Но только он засветился простецкой крестьянской улыбкой, Коба вновь стал мрачен.

– Я тебя поднял с постели, Никита, чтобы откровенно сказать: глупость написал ты в статье в «Правде»! Ты хочешь укрупнять колхозы, создавать какие-то новые агрогорода… Нам старое суметь бы восстановить. Полстраны разрушено. А ты прожектами занимаешься.

– Виноват, Иосиф Виссарионович… пришло в голову…

– Виноват не в том, что пришло в голову, а в том, что не посоветовался. Не советуясь, можно эту самую голову и потерять, как ты сейчас, надеюсь, понял. Я думаю, ты напишешь письмо в Политбюро по этому поводу…

– Считайте, уже написал, Иосиф Виссарионович.

– Ну, давай, ждем.

Хрущев вскочил и вдохновенно начал:

– Дорогой товарищ Сталин, вы совершенно правильно указали на допущенные мною ошибки. – Лицо у него стало вмиг совсем простодушное, восторженное и детское. – Прошу вас, товарищ Сталин, помочь мне исправить грубую ошибку и, насколько можно, уменьшить ущерб, который я причинил партии своим неправильным выступлением…

– Хорошо говоришь, плохо статьи пишешь, – заметил Коба. Помолчал, добавил ласково: – Но голова у тебя умная. Дорожи ею… И помни: ничего не делать без разрешения товарища Сталина. Без него вы все – слепые котята.

Повисло молчание.

– Пей чай… – велел Коба.

Хрущев пил, держа чашку в дрожащей руке.

Так Коба учил покорности будущих кандидатов в мертвецы. Игры барса.

Наконец Хрущев уехал домой, точнее, наконец Коба отпустил его.

– Шуты гороховые, – сказал он. – Езжай домой, Фудзи. Я тоже пойду спать. Уже совсем рассвело.

Коба ушел в дом. Я слышал, как старший прикрепленный закрывал дверь. И звонил в дежурку, чтобы приехала за мной машина.
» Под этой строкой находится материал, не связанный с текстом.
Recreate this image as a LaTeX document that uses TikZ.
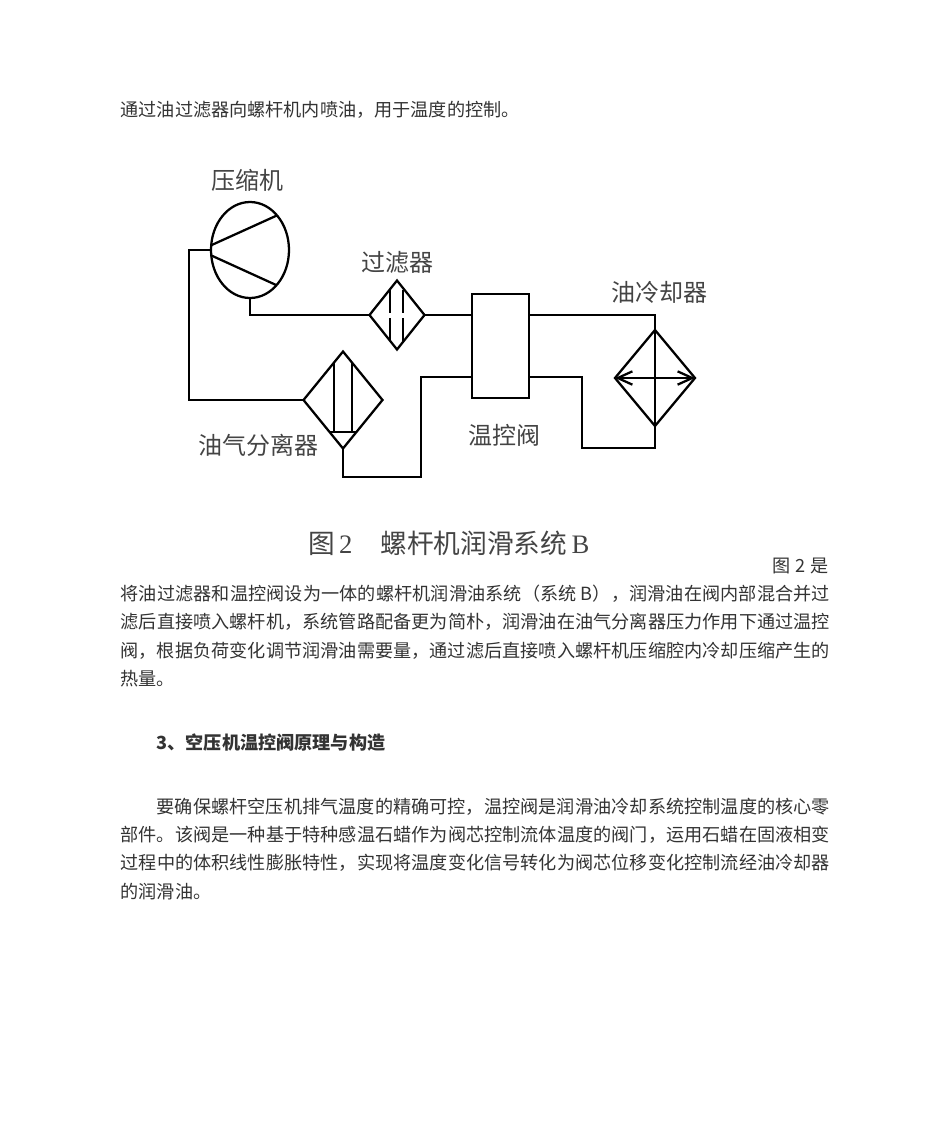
\documentclass[tikz,border=0pt]{standalone}
\usepackage{fontspec}
\setmainfont{Noto Sans CJK SC}
\newfontfamily\capserif{Liberation Serif}
\usetikzlibrary{arrows.meta,shapes.geometric}
\XeTeXlinebreaklocale "zh"
\XeTeXlinebreakskip=0pt plus 1pt
\definecolor{bodyink}{HTML}{333333}
\definecolor{labelink}{HTML}{444444}

\begin{document}
\begin{tikzpicture}[x=0.75pt,y=-0.75pt,line width=1.7pt,>={Straight Barb[length=11pt,width=10pt]},
  part/.style={draw,inner sep=0pt,outer sep=0pt},
  label/.style={inner sep=0pt,text=labelink,font=\fontsize{18}{18}\selectfont},
  bodytext/.style={inner sep=0pt,anchor=north west,text=bodyink,text width=532pt,align=justify,font=\fontsize{13.6}{21.15}\selectfont},
  bodyline/.style={inner sep=0pt,text=bodyink,font=\fontsize{13.6}{21.15}\selectfont}]
  \useasboundingbox (0,0) rectangle (950,1129);

  \node[bodyline,anchor=west] (intro) at (119.5,110) {通过油过滤器向螺杆机内喷油，用于温度的控制。};

  \node[part,ellipse,minimum width=58.5pt,minimum height=72pt] (comp) at (250,250) {};
  \node[part,diamond,minimum width=41.25pt,minimum height=51.75pt] (filter) at (397,315) {};
  \node[part,diamond,minimum width=59.25pt,minimum height=72.75pt] (sep) at (343,400) {};
  \node[part,diamond,minimum width=60pt,minimum height=72pt] (cooler) at (655,378) {};
  \node[part,rectangle,minimum width=42.75pt,minimum height=78pt] (valve) at (500.5,346) {};

  \node[label] (complabel) at (247,180) {压缩机};
  \node[label] (filterlabel) at (397,262) {过滤器};
  \node[label] (coolerlabel) at (659,292) {油冷却器};
  \node[label] (seplabel) at (258,445) {油气分离器};
  \node[label] (valvelabel) at (504,435) {温控阀};

  \coordinate (valvefront) at (472,315);
  \coordinate (valveback) at (529,315);
  \coordinate (valvefeed) at (472,377);
  \coordinate (valvereturn) at (529,377);
  \coordinate (leftturn) at (189,250);
  \coordinate (septurn) at (421,477);
  \coordinate (coolerturn) at (582,448);

  \draw (comp.west) -- (leftturn) |- (sep.west);
  \draw (comp.south) |- (filter.west);
  \draw (filter.east) -- (valvefront);
  \draw (valveback) -| (cooler.north);
  \draw (cooler.south) |- (coolerturn) |- (valvereturn);
  \draw (sep.south) |- (septurn) |- (valvefeed);

  \draw (comp.173) -- (comp.52);
  \draw (comp.188) -- (comp.-53);

  \draw[line width=1.2pt] (390,290) -- (390,313) (390,318) -- (390,341);
  \draw[line width=1.2pt] (403,290) -- (403,313) (403,318) -- (403,341);

  \draw[line width=1.2pt] (334,362) -- (334,432);
  \draw[line width=1.2pt] (352,362) -- (352,432);
  \draw (329,432) -- (357,432);

  \draw (cooler.north) -- (cooler.south);
  \draw[<->] (cooler.west) -- (cooler.east);

  \node[inner sep=0pt,anchor=west,text=labelink,font=\fontsize{20}{20}\selectfont] (caption) at (307,543) {图\,{\capserif 2}\hspace{1.05em}螺杆机润滑系统\,{\capserif B}};

  \node[bodyline,anchor=east] (figref) at (830,566) {图\hspace{0.27em}2\hspace{0.27em}是};
  \node[bodytext] (para1) at (119.5,584) {将油过滤器和温控阀设为一体的螺杆机润滑油系统（系统 B），润滑油在阀内部混合并过滤后直接喷入螺杆机，系统管路配备更为简朴，润滑油在油气分离器压力作用下通过温控阀，根据负荷变化调节润滑油需要量，通过滤后直接喷入螺杆机压缩腔内冷却压缩产生的热量。};
  \node[bodyline,anchor=west] (heading) at (155.5,743) {\textbf{3、空压机温控阀原理与构造}};
  \node[bodytext] (para2) at (119.5,797) {\hspace*{27pt}要确保螺杆空压机排气温度的精确可控，温控阀是润滑油冷却系统控制温度的核心零部件。该阀是一种基于特种感温石蜡作为阀芯控制流体温度的阀门，运用石蜡在固液相变过程中的体积线性膨胀特性，实现将温度变化信号转化为阀芯位移变化控制流经油冷却器的润滑油。};
\end{tikzpicture}
\end{document}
Зажегся свет в Малой столовой. И тотчас погас. Коба сразу лег. Я вспомнил, как когда-то увидел его сидящим перед сном в кресле со странным, менявшимся, молодевшим на глазах лицом. Как он был напряжен, будто слушал кого-то. Теперь, видно, перестал слушать. Неужто дьявол оборвал нить их ночного разговора?

Через много лет я узнал результаты моей просьбы: несчастную жену министра Ш. перевели… на золотые прииски! Она домывала бромоформом золото. На эти вредные работы женщин обычно не ставили. Умерла она через год. Бедняга-муж по-прежнему оставался министром. Он много раз встречал Кобу на совещаниях. И молчал. Он так и не узнал, за что ее арестовали… За молчание заплатил дорого – заболел раком и умер.

Я был на похоронах и видел его бедную дочку.